--- begin ---

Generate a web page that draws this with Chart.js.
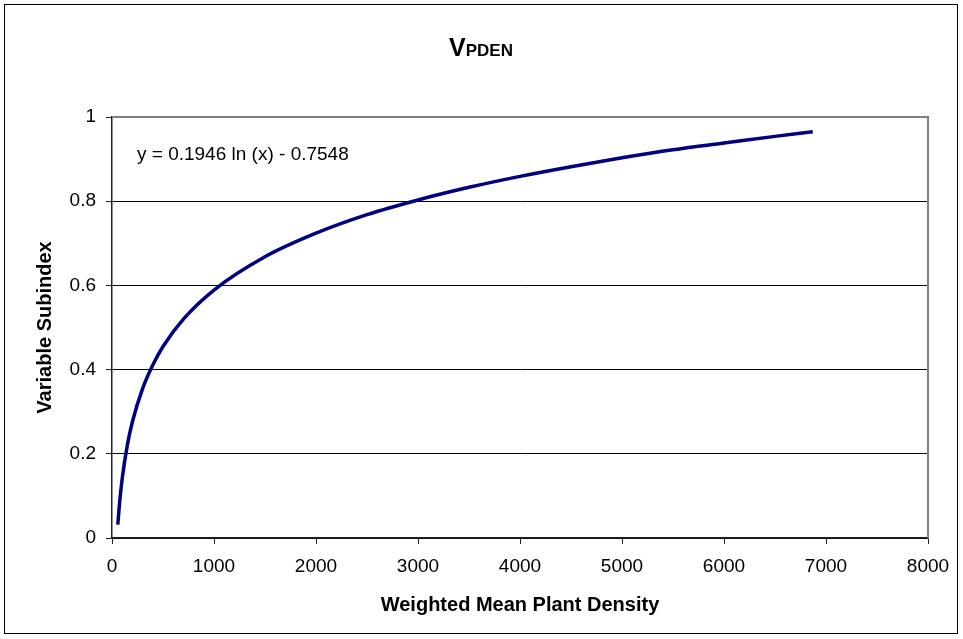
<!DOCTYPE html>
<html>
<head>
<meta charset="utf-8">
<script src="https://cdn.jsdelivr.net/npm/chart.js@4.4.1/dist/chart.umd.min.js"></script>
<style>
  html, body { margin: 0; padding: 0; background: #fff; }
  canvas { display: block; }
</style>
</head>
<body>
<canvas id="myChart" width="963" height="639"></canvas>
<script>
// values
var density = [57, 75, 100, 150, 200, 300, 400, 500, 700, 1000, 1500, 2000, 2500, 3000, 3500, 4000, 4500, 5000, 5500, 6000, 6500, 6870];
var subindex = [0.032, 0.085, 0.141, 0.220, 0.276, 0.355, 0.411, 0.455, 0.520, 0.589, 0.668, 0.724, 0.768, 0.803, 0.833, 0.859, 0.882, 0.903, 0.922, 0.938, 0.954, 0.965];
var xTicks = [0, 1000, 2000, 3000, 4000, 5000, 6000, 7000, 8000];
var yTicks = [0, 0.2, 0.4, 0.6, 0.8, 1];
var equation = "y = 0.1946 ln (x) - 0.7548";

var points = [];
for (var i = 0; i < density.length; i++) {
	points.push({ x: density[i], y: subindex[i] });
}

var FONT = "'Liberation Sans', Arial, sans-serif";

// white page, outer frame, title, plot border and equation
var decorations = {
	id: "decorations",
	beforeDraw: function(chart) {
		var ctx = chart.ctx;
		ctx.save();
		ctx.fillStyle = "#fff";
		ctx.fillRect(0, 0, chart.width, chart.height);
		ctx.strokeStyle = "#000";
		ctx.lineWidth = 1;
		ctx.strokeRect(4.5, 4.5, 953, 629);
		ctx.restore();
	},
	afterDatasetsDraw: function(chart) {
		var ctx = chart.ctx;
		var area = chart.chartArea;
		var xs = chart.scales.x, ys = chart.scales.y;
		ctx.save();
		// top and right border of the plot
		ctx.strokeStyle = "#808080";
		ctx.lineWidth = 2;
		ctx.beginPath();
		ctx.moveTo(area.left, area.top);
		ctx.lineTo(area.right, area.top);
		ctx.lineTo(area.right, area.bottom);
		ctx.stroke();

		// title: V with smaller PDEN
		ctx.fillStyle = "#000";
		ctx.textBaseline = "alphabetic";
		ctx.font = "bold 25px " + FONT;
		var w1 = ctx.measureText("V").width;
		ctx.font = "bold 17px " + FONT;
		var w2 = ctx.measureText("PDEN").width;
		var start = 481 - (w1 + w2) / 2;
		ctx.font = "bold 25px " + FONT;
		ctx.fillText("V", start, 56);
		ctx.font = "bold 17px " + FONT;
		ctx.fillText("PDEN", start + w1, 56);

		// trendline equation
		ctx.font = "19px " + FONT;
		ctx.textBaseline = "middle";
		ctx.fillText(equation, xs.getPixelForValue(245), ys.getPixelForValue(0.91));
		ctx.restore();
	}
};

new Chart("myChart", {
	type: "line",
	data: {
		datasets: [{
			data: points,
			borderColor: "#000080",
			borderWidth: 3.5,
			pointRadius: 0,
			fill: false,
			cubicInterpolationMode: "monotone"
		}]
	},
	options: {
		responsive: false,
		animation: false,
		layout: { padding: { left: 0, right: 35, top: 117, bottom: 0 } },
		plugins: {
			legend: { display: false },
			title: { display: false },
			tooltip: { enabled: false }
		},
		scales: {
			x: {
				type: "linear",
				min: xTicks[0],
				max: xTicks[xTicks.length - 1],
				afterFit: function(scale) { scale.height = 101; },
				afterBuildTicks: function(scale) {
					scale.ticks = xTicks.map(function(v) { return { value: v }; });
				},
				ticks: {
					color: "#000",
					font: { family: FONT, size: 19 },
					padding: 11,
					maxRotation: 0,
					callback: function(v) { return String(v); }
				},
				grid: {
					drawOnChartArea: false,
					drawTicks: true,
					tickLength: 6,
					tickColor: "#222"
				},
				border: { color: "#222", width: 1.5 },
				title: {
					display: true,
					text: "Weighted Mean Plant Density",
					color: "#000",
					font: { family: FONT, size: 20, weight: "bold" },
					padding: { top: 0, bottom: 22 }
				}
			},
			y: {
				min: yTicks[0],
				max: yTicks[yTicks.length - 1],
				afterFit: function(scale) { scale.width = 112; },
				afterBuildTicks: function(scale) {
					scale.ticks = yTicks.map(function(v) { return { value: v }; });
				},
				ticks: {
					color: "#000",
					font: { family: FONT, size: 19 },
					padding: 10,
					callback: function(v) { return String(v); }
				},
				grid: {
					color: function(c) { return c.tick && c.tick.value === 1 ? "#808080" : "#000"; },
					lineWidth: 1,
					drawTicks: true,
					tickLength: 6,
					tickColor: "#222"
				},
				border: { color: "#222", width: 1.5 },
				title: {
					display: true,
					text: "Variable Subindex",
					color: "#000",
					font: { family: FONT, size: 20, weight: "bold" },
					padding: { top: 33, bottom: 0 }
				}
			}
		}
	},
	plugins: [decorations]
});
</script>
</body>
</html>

--- end ---

- **Problem description**:
Restate the material word for word from its first line through the line containing "ctx.stroke();", both included; the pictures do not belong in it.

- **Reply to the exercise**:
Generate a web page that draws this with Chart.js.
<!DOCTYPE html>
<html>
<head>
<meta charset="utf-8">
<script src="https://cdn.jsdelivr.net/npm/chart.js@4.4.1/dist/chart.umd.min.js"></script>
<style>
  html, body { margin: 0; padding: 0; background: #fff; }
  canvas { display: block; }
</style>
</head>
<body>
<canvas id="myChart" width="963" height="639"></canvas>
<script>
// values
var density = [57, 75, 100, 150, 200, 300, 400, 500, 700, 1000, 1500, 2000, 2500, 3000, 3500, 4000, 4500, 5000, 5500, 6000, 6500, 6870];
var subindex = [0.032, 0.085, 0.141, 0.220, 0.276, 0.355, 0.411, 0.455, 0.520, 0.589, 0.668, 0.724, 0.768, 0.803, 0.833, 0.859, 0.882, 0.903, 0.922, 0.938, 0.954, 0.965];
var xTicks = [0, 1000, 2000, 3000, 4000, 5000, 6000, 7000, 8000];
var yTicks = [0, 0.2, 0.4, 0.6, 0.8, 1];
var equation = "y = 0.1946 ln (x) - 0.7548";

var points = [];
for (var i = 0; i < density.length; i++) {
	points.push({ x: density[i], y: subindex[i] });
}

var FONT = "'Liberation Sans', Arial, sans-serif";

// white page, outer frame, title, plot border and equation
var decorations = {
	id: "decorations",
	beforeDraw: function(chart) {
		var ctx = chart.ctx;
		ctx.save();
		ctx.fillStyle = "#fff";
		ctx.fillRect(0, 0, chart.width, chart.height);
		ctx.strokeStyle = "#000";
		ctx.lineWidth = 1;
		ctx.strokeRect(4.5, 4.5, 953, 629);
		ctx.restore();
	},
	afterDatasetsDraw: function(chart) {
		var ctx = chart.ctx;
		var area = chart.chartArea;
		var xs = chart.scales.x, ys = chart.scales.y;
		ctx.save();
		// top and right border of the plot
		ctx.strokeStyle = "#808080";
		ctx.lineWidth = 2;
		ctx.beginPath();
		ctx.moveTo(area.left, area.top);
		ctx.lineTo(area.right, area.top);
		ctx.lineTo(area.right, area.bottom);
		ctx.stroke();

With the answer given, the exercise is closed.